While the Verna leaves you with nothing to complain, the Yaris falls a bit short when it comes to offering premium grade stuff in the cabin. Yeah, you can see an attempt to make things premium – faux leather finish for the dash and pseudo stitching all around – but give a closer look at things and you’ll know it isn’t all that well made.
The City doesn’t like pseudo things and has leather bits in the cabin. The materials used aren’t bad, but the design itself isn’t very appealing to the eye.
All three sedans have quite similar specs on paper. The Yaris gets a 1.5-litre four-pot nat-asp petrol engine that makes 106bhp and 140Nm of torque. The City, on the other hand, makes 117bhp and 145Nm from its 1.5-litre four-pot mill. The most powerful of the lot is the Hyundai Verna, with its 1.6-litre engine churning out 121bhp and 151Nm of torque.
But these are just numbers, acceleration figures from our very scientific tests tell a bit of a different story. But before I tell you more, here’s the reason why the numbers on the spec sheet and the acceleration figures tell two different stories – the Yaris and the City have mated a CVT to the engine that, with a light foot on the throttle, tries to keep the engine running at the lowest rpm possible, and when you floor the pedal, keeps the engine at a constant 6,000rpm in a quest to harness all of the juice from the engine.

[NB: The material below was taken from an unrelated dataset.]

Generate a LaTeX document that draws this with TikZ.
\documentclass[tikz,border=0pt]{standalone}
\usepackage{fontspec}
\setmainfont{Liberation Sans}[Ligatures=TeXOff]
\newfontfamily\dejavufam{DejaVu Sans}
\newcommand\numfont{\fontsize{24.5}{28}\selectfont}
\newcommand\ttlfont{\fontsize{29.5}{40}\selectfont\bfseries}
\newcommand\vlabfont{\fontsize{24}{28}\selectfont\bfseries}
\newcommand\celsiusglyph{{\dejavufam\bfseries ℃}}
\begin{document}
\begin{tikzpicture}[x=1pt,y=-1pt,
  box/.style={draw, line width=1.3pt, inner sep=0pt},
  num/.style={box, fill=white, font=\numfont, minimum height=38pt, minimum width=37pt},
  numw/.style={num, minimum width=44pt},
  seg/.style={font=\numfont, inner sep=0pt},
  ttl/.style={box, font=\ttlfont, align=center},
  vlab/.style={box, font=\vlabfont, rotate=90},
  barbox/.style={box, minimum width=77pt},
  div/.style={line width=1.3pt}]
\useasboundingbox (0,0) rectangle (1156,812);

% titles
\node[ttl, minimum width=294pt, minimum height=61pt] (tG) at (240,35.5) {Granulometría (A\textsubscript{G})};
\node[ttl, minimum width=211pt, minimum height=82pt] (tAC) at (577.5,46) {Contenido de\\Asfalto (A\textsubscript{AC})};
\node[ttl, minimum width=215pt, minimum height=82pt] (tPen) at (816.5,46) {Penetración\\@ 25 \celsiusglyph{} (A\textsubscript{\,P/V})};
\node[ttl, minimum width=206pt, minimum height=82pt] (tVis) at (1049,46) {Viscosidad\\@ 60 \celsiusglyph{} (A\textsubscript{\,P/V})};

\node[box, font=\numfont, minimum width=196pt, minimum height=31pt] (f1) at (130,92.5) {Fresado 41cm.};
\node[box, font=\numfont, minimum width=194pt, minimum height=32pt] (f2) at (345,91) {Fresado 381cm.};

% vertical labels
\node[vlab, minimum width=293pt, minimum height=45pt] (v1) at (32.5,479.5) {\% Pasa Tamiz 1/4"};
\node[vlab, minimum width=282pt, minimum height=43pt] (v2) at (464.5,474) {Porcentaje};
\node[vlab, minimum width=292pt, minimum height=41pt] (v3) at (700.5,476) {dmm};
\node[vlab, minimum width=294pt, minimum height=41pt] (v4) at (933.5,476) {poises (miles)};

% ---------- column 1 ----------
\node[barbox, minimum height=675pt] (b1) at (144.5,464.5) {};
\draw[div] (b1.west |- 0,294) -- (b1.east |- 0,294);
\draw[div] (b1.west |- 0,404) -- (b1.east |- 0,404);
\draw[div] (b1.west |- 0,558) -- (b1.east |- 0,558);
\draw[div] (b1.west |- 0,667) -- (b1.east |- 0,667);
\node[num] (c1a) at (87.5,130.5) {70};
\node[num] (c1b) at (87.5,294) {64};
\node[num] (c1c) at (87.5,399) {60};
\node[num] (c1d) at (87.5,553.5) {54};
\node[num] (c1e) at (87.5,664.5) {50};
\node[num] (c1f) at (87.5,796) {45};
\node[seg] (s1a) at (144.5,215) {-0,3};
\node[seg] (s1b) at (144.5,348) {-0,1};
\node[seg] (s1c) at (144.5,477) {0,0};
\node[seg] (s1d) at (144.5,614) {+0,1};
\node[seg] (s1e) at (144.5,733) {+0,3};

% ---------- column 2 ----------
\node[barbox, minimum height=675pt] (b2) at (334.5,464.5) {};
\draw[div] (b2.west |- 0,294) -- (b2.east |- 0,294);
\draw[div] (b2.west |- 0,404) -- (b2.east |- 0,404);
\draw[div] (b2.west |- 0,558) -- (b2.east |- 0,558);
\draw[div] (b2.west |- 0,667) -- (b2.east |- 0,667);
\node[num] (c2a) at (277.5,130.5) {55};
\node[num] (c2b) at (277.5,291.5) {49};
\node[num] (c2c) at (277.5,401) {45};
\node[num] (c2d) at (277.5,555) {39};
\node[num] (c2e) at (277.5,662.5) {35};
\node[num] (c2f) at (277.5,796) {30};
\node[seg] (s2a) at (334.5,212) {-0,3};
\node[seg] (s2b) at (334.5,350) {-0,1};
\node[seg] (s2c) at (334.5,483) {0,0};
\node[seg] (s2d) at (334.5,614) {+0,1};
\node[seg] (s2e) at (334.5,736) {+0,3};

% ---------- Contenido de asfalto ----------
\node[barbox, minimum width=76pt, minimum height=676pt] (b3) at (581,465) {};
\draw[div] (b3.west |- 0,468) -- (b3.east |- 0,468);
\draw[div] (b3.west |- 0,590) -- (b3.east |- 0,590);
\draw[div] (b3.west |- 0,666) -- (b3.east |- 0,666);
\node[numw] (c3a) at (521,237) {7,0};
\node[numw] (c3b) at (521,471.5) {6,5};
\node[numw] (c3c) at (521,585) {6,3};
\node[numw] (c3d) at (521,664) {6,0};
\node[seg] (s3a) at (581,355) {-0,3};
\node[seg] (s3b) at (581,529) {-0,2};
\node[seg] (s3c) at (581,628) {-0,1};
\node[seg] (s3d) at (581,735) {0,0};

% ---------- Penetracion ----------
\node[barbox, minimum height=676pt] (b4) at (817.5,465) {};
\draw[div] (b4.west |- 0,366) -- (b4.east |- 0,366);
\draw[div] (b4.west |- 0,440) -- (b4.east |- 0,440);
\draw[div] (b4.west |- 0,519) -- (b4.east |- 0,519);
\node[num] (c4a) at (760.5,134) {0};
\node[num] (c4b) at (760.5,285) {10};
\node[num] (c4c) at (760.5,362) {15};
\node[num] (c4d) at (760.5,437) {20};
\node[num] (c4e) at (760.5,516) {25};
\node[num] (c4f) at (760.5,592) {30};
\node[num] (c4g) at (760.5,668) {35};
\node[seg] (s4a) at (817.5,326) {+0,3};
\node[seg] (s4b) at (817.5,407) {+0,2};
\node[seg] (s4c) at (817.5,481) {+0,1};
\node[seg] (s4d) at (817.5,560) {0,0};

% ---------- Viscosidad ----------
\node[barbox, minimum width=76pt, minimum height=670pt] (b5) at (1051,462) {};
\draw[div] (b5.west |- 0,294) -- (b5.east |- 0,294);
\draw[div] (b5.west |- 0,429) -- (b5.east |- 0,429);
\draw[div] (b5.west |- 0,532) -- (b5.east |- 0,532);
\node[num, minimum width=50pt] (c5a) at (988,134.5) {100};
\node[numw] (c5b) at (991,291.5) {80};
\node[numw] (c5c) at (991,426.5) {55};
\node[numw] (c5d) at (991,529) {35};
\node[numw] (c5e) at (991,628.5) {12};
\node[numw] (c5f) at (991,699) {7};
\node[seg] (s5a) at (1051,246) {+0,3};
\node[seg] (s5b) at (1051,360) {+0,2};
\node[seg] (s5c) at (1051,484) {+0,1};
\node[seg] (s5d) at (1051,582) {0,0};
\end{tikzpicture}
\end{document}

The Verna on the other hand, has a six-speed torque converter that is neither quick to change cogs, nor smart to preempt shifts. And a result, the City gets to triple digits speeds in 11 seconds, while the Verna takes a second longer. The slowest of the lot is the least powerful Yaris, with a time of 12.8 seconds to a hundred.

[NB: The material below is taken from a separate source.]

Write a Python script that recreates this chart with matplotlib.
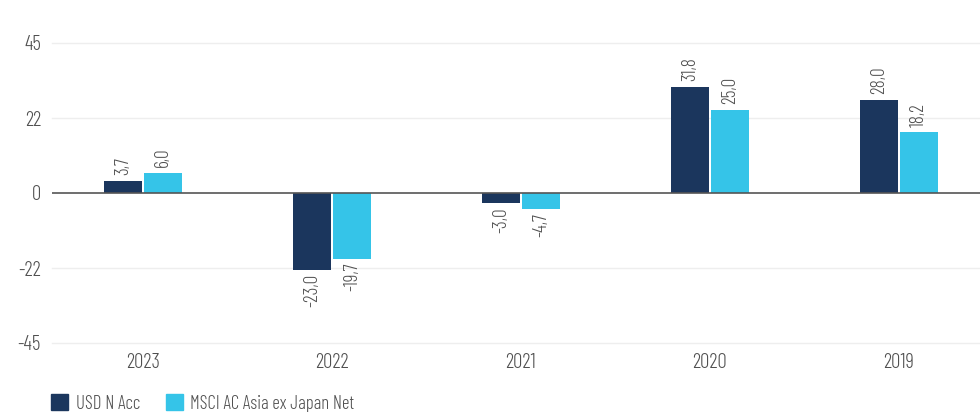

But that’s only in a straight line. None of the three are very sporty and none love the winding road like the Vento or the Rapid. The Yaris, especially not, and that’s apparent in the way it understeers around corners. The steering isn’t too light, but still void of any feedback. There’s plenty of vagueness in the way the Yaris handles and you can feel the front wheels struggling to stick to lines as it goes around corners.

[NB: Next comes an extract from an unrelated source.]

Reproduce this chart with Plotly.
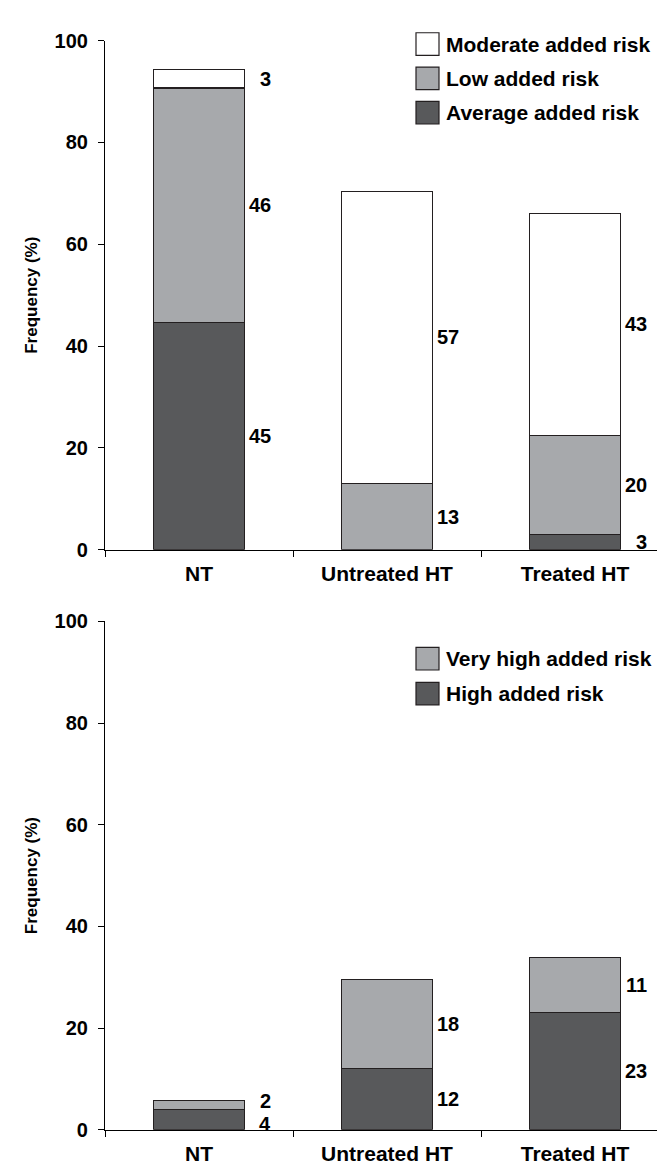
import plotly.graph_objects as go

categories = ["NT", "Untreated HT", "Treated HT"]

# Top panel (stacked, %)
top_average = [44.6, None, 3.0]
top_low = [46.1, 13.0, 19.5]
top_moderate = [3.6, 57.4, 43.6]
top_average_lbl = ["45", "", "3"]
top_low_lbl = ["46", "13", "20"]
top_moderate_lbl = ["3", "57", "43"]

# Bottom panel (stacked, %)
bot_high = [4.0, 12.0, 23.0]
bot_very_high = [1.8, 17.6, 10.9]
bot_high_lbl = ["4", "12", "23"]
bot_very_high_lbl = ["2", "18", "11"]

yticks = [0, 20, 40, 60, 80, 100]

W, H = 665, 1169
DARK = "#58595b"
LIGHT = "#a7a9ac"
WHITE = "#ffffff"
EDGE = "#231f20"
FONT = "Liberation Sans"
BW = 0.48

def px(x):
    return x / W

def py(y):
    return 1 - y / H

fig = go.Figure()

def add_bar(vals, color, name, xa, ya):
    fig.add_trace(go.Bar(
        x=categories, y=vals, name=name, marker=dict(color=color, line=dict(color=EDGE, width=1.2)),
        width=BW, xaxis=xa, yaxis=ya, showlegend=False, hoverinfo="skip"))

add_bar(top_average, DARK, "Average added risk", "x", "y")
add_bar(top_low, LIGHT, "Low added risk", "x", "y")
add_bar(top_moderate, WHITE, "Moderate added risk", "x", "y")
add_bar(bot_high, DARK, "High added risk", "x2", "y2")
add_bar(bot_very_high, LIGHT, "Very high added risk", "x2", "y2")

annotations = []

def seg_labels(stack, labels_list, xref, yref, yshifts=None):
    base = [0.0] * len(categories)
    for si, (vals, labs) in enumerate(zip(stack, labels_list)):
        for i, (v, lab) in enumerate(zip(vals, labs)):
            if v is None:
                continue
            mid = base[i] + v / 2
            base[i] += v
            if lab:
                ys = 0
                if yshifts:
                    ys = yshifts.get((si, i), 0)
                annotations.append(dict(
                    x=i + BW / 2, y=mid, xref=xref, yref=yref, text=f"<b>{lab}</b>", showarrow=False,
                    xanchor="right", yanchor="middle", xshift=29, yshift=ys,
                    font=dict(family=FONT, size=20, color="#000000")))

seg_labels([top_average, top_low, top_moderate],
           [top_average_lbl, top_low_lbl, top_moderate_lbl], "x", "y")
seg_labels([bot_high, bot_very_high], [bot_high_lbl, bot_very_high_lbl], "x2", "y2",
           yshifts={(0, 0): -4, (1, 0): 4})

# custom legends
shapes = []
def legend(items, x0, y_centers):
    for (name, color), yc in zip(items, y_centers):
        shapes.append(dict(type="rect", xref="paper", yref="paper",
                           x0=px(x0), x1=px(x0 + 23), y0=py(yc + 11.5), y1=py(yc - 11.5),
                           fillcolor=color, line=dict(color=EDGE, width=1.2)))
        annotations.append(dict(x=px(x0 + 28), y=py(yc), xref="paper", yref="paper",
                                text=f"<b>{name}</b>", showarrow=False, xanchor="left", yanchor="middle",
                                font=dict(family=FONT, size=21, color="#000000")))

legend([("Moderate added risk", WHITE), ("Low added risk", LIGHT), ("Average added risk", DARK)],
       408, [25.5, 60.5, 95.5])
legend([("Very high added risk", LIGHT), ("High added risk", DARK)], 408, [652, 687.5])

xdom = [px(97), px(661)]
axis_x = dict(domain=xdom, type="category", range=[-0.5, 2.5], showline=True, linecolor="#000000",
              linewidth=1.2, ticks="outside", tickson="boundaries", ticklen=6, tickcolor="#000000",
              tickwidth=1.2, tickfont=dict(family=FONT, size=21, color="#000000"), showgrid=False,
              zeroline=False, ticklabelstandoff=5,
              tickvals=categories, ticktext=[f"<b>{c}</b>" for c in categories])
axis_y = dict(range=[0, 100], tickvals=yticks, ticktext=[f"<b>{v}</b>" for v in yticks],
              showline=True, linecolor="#000000", linewidth=1.2,
              ticks="outside", ticklen=6, tickcolor="#000000", tickwidth=1.2,
              tickfont=dict(family=FONT, size=20, color="#000000"), showgrid=False, zeroline=False,
              ticklabelstandoff=6,
              title=dict(text="<b>Frequency (%)</b>", font=dict(family=FONT, size=17, color="#000000"),
                         standoff=12))

fig.update_layout(
    width=W, height=H, margin=dict(l=0, r=0, t=0, b=0),
    paper_bgcolor="white", plot_bgcolor="white", barmode="stack",
    font=dict(family=FONT, color="#000000"),
    xaxis=dict(axis_x, anchor="y"),
    yaxis=dict(axis_y, domain=[py(541), py(22)], anchor="x"),
    xaxis2=dict(axis_x, anchor="y2"),
    yaxis2=dict(axis_y, domain=[py(1132), py(614)], anchor="x2"),
    annotations=annotations, shapes=shapes,
)

fig.write_html("out.html")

The City, too, is prone to understeer, but it manages to go around the mountain road with a bit more grace. This, too, gives no feedback to the driver through the steering. The Verna, with this generation, gets a bit more torsional rigidity and it pays dividends when it comes to handling. The Verna – I never thought I’ll say this – handles better than the City and the Yaris. It’s more surefooted around corners and it manages its weight slightly better than the rest. All three sedans are kind on your back, and do a good job of soaking up road irregularities.The City and the Yaris are almost similar when it comes to tackling bad roads, and even here, the Verna has an edge, with a suspension that soaks up bumps in absolute silence, compared to the rest.
While none of these are perfect sedans, and none will appeal to an enthusiast driver, they all have their strong points. And when it comes to creature comforts, all of them have you covered with auto AC, steering controls, and electric mirrors, among other things. The Verna offers ventilated seats that suit our climate well, whereas the Yaris offers electric driver’s seat adjust.
The Honda has taken a more conventional route by offering none of the above. This segment sees buyers whose focus is comfort, space and bang for the buck. The Toyota Yaris costs the most at Rs 16.8 lakh, while the Honda City is priced at Rs 16.2 lakh. And though the Verna loses out on backseat space, it does play the value card by retailing for Rs 14.8 lakh. All prices, on road, Mumbai.
The Verna may not be an enthusiast’s first choice, but it does have an edge when it comes to exterior and interior styling, ride quality and pricing. Yeah, the torque isn’t the best choice and the rear seat is a bit cramped compared to the rest, but with the features it has to offer and the value it proposes, it does take the cake for me.